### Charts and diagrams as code
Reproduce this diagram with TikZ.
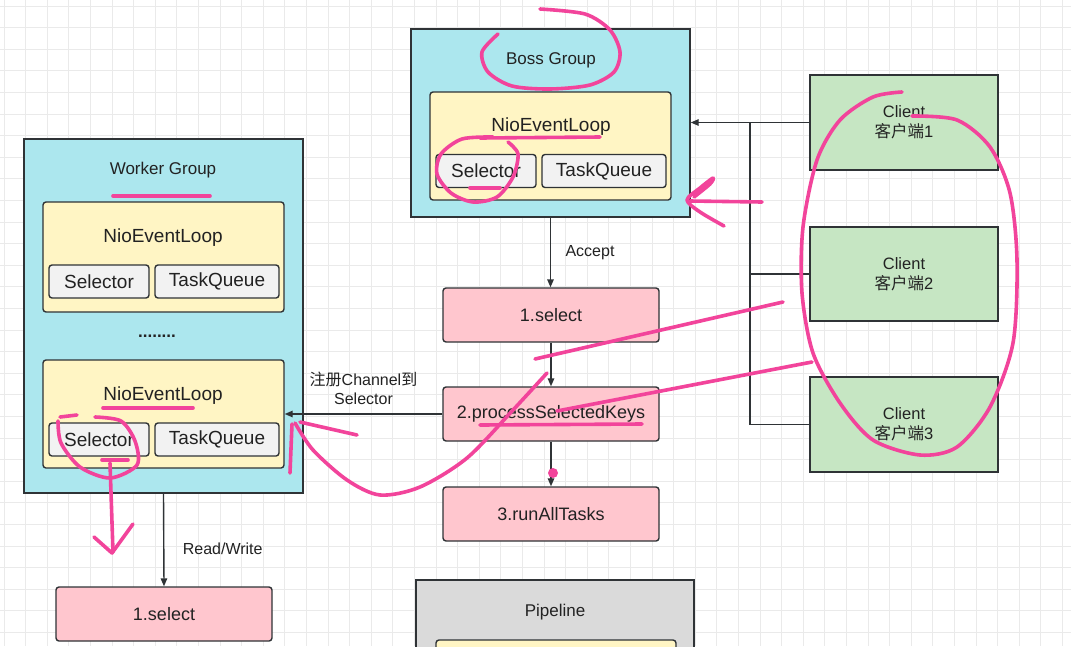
\documentclass[tikz,border=0pt]{standalone}
\usepackage{fontspec}
\setmainfont{Liberation Sans}
\newfontfamily\cjk{Noto Sans CJK SC}
\usetikzlibrary{arrows.meta}
\definecolor{linedark}{HTML}{2F3336}
\definecolor{textdark}{HTML}{222222}
\definecolor{groupcyan}{HTML}{ACE7EE}
\definecolor{loopyellow}{HTML}{FFF5C4}
\definecolor{partgray}{HTML}{F2F2F2}
\definecolor{steppink}{HTML}{FFC6CE}
\definecolor{clientgreen}{HTML}{C6E6C3}
\definecolor{pipegray}{HTML}{DADADA}
\definecolor{inkpink}{HTML}{F2449B}
\definecolor{gridgray}{HTML}{EAEAEA}

\begin{document}
\begin{tikzpicture}[x=1pt,y=-1pt,>={Triangle[length=8pt,width=6.5pt]},box/.style={draw=linedark, line width=1.4pt, inner sep=0pt, text=textdark},group/.style={box, fill=groupcyan, minimum width=279pt},evloop/.style={box, fill=loopyellow, rounded corners=3pt, minimum width=241pt},part/.style={box, fill=partgray, rounded corners=3pt, minimum height=33pt, font=\fontsize{19}{22}\selectfont},stepbox/.style={box, fill=steppink, rounded corners=3pt, minimum width=216pt, minimum height=54pt, font=\fontsize{18}{22}\selectfont},client/.style={box, fill=clientgreen, minimum width=188pt, minimum height=95pt, align=center, font=\fontsize{16.5}{20}\selectfont},title/.style={text=textdark, font=\fontsize{17}{20}\selectfont},looptitle/.style={text=textdark, font=\fontsize{19}{22}\selectfont},flow/.style={->, line width=1.4pt, draw=linedark},wire/.style={line width=1.4pt, draw=linedark},note/.style={text=textdark, font=\fontsize{16}{19}\selectfont, align=center},gridline/.style={gridgray, line width=0.8pt},scribble/.style={draw=inkpink, line width=3.6pt, line cap=round, line join=round}]
\path[use as bounding box] (0,0) rectangle (1071,646); \clip (0,0) rectangle (1071,646);
\fill[white] (0,0) rectangle (1071,646);
\foreach \gx in {4,25.6,...,1071} \draw[gridline] (\gx,0) -- (\gx,646);
\foreach \gy in {6,27.6,...,646} \draw[gridline] (0,\gy) -- (1071,\gy);
% boss group
\node[group, minimum height=188pt] (boss) at (550.5,123) {};
\node[title] (bosstitle) at (551,60) {Boss Group};
\node[evloop, minimum height=108pt] (bossloop) at (550.5,146) {};
\node[looptitle] (bosslooptitle) at (551,127) {NioEventLoop};
\node[part, minimum width=100pt] (bosssel) at (486,171) {Selector}; \node[part, minimum width=124pt] (bosstq) at (604,171) {TaskQueue};
% worker group
\node[group, minimum height=354pt] (worker) at (163.5,316) {};
\node[title] (workertitle) at (163,170) {Worker Group};
\node[evloop, minimum height=110pt] (wloopA) at (163.5,257) {};
\node[looptitle] (wloopAtitle) at (163,238) {NioEventLoop};
\node[part, minimum width=100pt] (wselA) at (99,281.5) {Selector}; \node[part, minimum width=124pt] (wtqA) at (217,281.5) {TaskQueue};
\node[title] (wdots) at (157,336) {\textbf{........}};
\node[evloop, minimum height=108pt] (wloopB) at (163.5,414) {};
\node[looptitle] (wloopBtitle) at (163,396) {NioEventLoop};
\node[part, minimum width=100pt] (wselB) at (99,439.5) {Selector}; \node[part, minimum width=124pt] (wtqB) at (217,439.5) {TaskQueue};
% event loop steps
\node[stepbox] (sel) at (551,315) {1.select};
\node[stepbox] (proc) at (551,414) {2.processSelectedKeys};
\node[stepbox] (run) at (551,514) {3.runAllTasks};
\node[stepbox] (wsel) at (164,614) {1.select};
\node[box, fill=pipegray, minimum width=278pt, minimum height=100pt] (pipe) at (555,630) {};
\node[title] (pipetitle) at (555,612) {Pipeline};
\node[box, fill=loopyellow, rounded corners=3pt, minimum width=240pt, minimum height=40pt] (pipeinner) at (556,660) {};
% clients
\node[client] (c1) at (904,122.5) {Client\\{\cjk 客户端}1};
\node[client, minimum height=94pt] (c2) at (904,274) {Client\\{\cjk 客户端}2};
\node[client] (c3) at (904,424.5) {Client\\{\cjk 客户端}3};
\coordinate (bus) at (750,122.5);
\draw[flow] (c1.west) -- (c1.west -| boss.east);
\draw[wire] (c3.west) -| (bus); \draw[wire] (c2.west) -- (c2.west -| bus);
\draw[flow] (boss.south) -- (boss.south |- sel.north) node[midway, right=11pt, note] (accept) {Accept};
\draw[flow] (sel) -- (proc); \draw[flow] (proc) -- (run);
\draw[flow] (proc.west) -- (proc.west -| wloopB.east) node[midway, above=5pt, note] (register) {{\cjk 注册}Channel{\cjk 到}\\Selector};
\draw[flow] (worker.south) -- (wsel.north) node[pos=0.6, right=15pt, note] (rw) {Read/Write};
% hand marks
\draw[scribble] plot[smooth] coordinates {(498,34) (482,52) (488,72) (512,86) (550,89) (590,85) (614,72) (620,52) (610,30) (585,14) (540,9)};
\draw[scribble] (480,138) -- (600,137);
\draw[scribble] plot[smooth] coordinates {(493,137) (462,139) (441,154) (437,174) (451,193) (473,202) (497,197) (513,177) (518,154) (508,142)};
\draw[scribble] (470,188) -- (500,188);
\draw[scribble] plot[smooth] coordinates {(724,226) (700,212) (687,200) (700,188) (713,178) (710,184) (694,197)};
\draw[scribble] (690,201) -- (762,202);
\draw[scribble] (113,196) -- (210,196);
\draw[scribble] (103,408) -- (193,408);
\draw[scribble] (60,417) -- (77,415);
\draw[scribble] plot[smooth] coordinates {(95,417) (121,421) (135,441) (137,465) (110,478) (80,467) (61,443) (58,421)};
\draw[scribble] (102,460) -- (128,460);
\draw[scribble] (110,463) -- (113,552);
\draw[scribble] (94,537) -- (112,553) -- (133,524);
\draw[scribble] plot[smooth] coordinates {(547,373) (513,410) (467,458) (420,487) (380,495) (347,480) (313,450) (295,423)};
\draw[scribble] (357,435) -- (300,422);
\draw[scribble] (290,473) -- (292,424);
\draw[scribble] (535,359) -- (783,302);
\draw[scribble] (557,411) -- (812,362);
\draw[scribble] (480,425) -- (642,424);
\fill[inkpink] (553,473) circle (5pt);
\draw[scribble] plot[smooth] coordinates {(902,92) (873,97) (840,120) (817,160) (803,227) (802,293) (813,353) (840,403) (873,440) (920,455) (957,447) (990,407) (1013,343) (1017,260) (1010,193) (990,147) (957,120) (912,116)};
\end{tikzpicture}
\end{document}
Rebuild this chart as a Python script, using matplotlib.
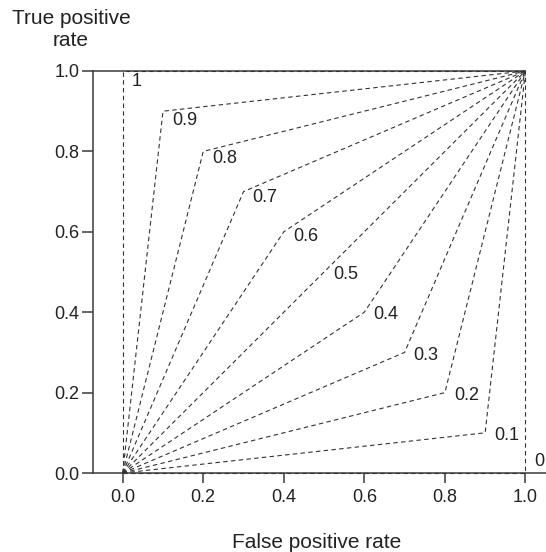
import matplotlib
matplotlib.use("Agg")
import matplotlib.pyplot as plt

# Operating points of each classifier and their labels
labels = ["0", "0.1", "0.2", "0.3", "0.4", "0.5", "0.6", "0.7", "0.8", "0.9", "1"]
fpr = [1.0, 0.9, 0.8, 0.7, 0.6, 0.5, 0.4, 0.3, 0.2, 0.1, 0.0]
tpr = [0.0, 0.1, 0.2, 0.3, 0.4, 0.5, 0.6, 0.7, 0.8, 0.9, 1.0]
ticks = [0.0, 0.2, 0.4, 0.6, 0.8, 1.0]
tick_labels = ["0.0", "0.2", "0.4", "0.6", "0.8", "1.0"]

plt.rcParams["font.family"] = ["Liberation Sans", "DejaVu Sans"]
TEXT = "#222222"
AXIS = "#3a3a3a"


def plot_roc_fan():
    fig = plt.figure(figsize=(5.46, 5.52), dpi=100)
    ax = fig.add_axes([0.1709, 0.1431, 0.829, 0.7283])

    for x, y, lab in zip(fpr, tpr, labels):
        # each curve: origin -> operating point -> (1, 1)
        ax.plot([0, x, 1], [0, y, 1], color="#333333", lw=0.8,
                linestyle=(0, (4, 3)), clip_on=False, zorder=3)
        if y == 0.0:
            dy = 8
        else:
            dy = -2 - max(0.0, y - 0.5) * 11
        ax.annotate(lab, (x, y), xytext=(6.5, dy), textcoords="offset points",
                    ha="left", va="center", fontsize=13, color=TEXT)

    ax.set_xlim(-0.073, 1.051)
    ax.set_ylim(0, 1.0)

    ax.spines["right"].set_visible(False)
    ax.spines["top"].set_bounds(-0.073, 1.0)
    for s in ["left", "bottom", "top"]:
        ax.spines[s].set_color(AXIS)
        ax.spines[s].set_linewidth(1.1)

    ax.set_xticks(ticks)
    ax.set_xticklabels(tick_labels)
    ax.set_yticks(ticks)
    ax.set_yticklabels(tick_labels)
    ax.tick_params(axis="x", direction="out", length=7, width=1.1,
                   color=AXIS, pad=4.5, labelsize=13, labelcolor=TEXT)
    ax.tick_params(axis="y", direction="out", length=8, width=1.1,
                   color=AXIS, pad=2, labelsize=13, labelcolor=TEXT)

    fig.text(71 / 546, 1 - 30 / 552, "True positive\nrate", ha="center",
             va="center", fontsize=15, color=TEXT, linespacing=1.2)
    fig.text(316.5 / 546, 4 / 552, "False positive rate", ha="center",
             va="baseline", fontsize=15, color=TEXT)

    fig.savefig("out.png", dpi=100)


if __name__ == "__main__":
    plot_roc_fan()
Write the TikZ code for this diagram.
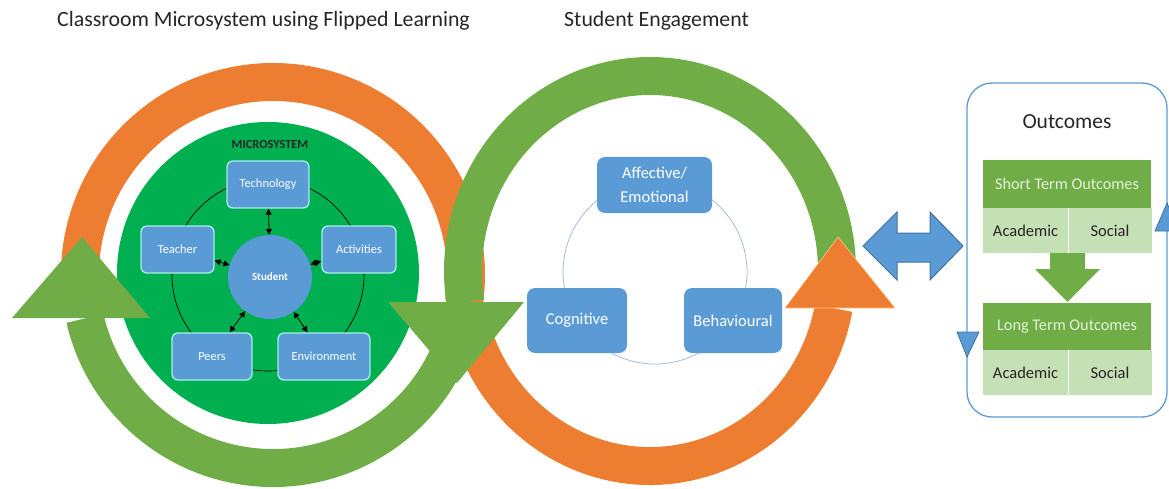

### Problem to work on
Go back to the listing above and reproduce, exactly, the stretch from the line bearing "Rebuild this chart" through the line bearing "ax = fig.add_axes([0.1709, 0.1431, 0.829, 0.7283])", without its pictures.

### The completed task
Rebuild this chart as a Python script, using matplotlib.
import matplotlib
matplotlib.use("Agg")
import matplotlib.pyplot as plt

# Operating points of each classifier and their labels
labels = ["0", "0.1", "0.2", "0.3", "0.4", "0.5", "0.6", "0.7", "0.8", "0.9", "1"]
fpr = [1.0, 0.9, 0.8, 0.7, 0.6, 0.5, 0.4, 0.3, 0.2, 0.1, 0.0]
tpr = [0.0, 0.1, 0.2, 0.3, 0.4, 0.5, 0.6, 0.7, 0.8, 0.9, 1.0]
ticks = [0.0, 0.2, 0.4, 0.6, 0.8, 1.0]
tick_labels = ["0.0", "0.2", "0.4", "0.6", "0.8", "1.0"]

plt.rcParams["font.family"] = ["Liberation Sans", "DejaVu Sans"]
TEXT = "#222222"
AXIS = "#3a3a3a"


def plot_roc_fan():
    fig = plt.figure(figsize=(5.46, 5.52), dpi=100)
    ax = fig.add_axes([0.1709, 0.1431, 0.829, 0.7283])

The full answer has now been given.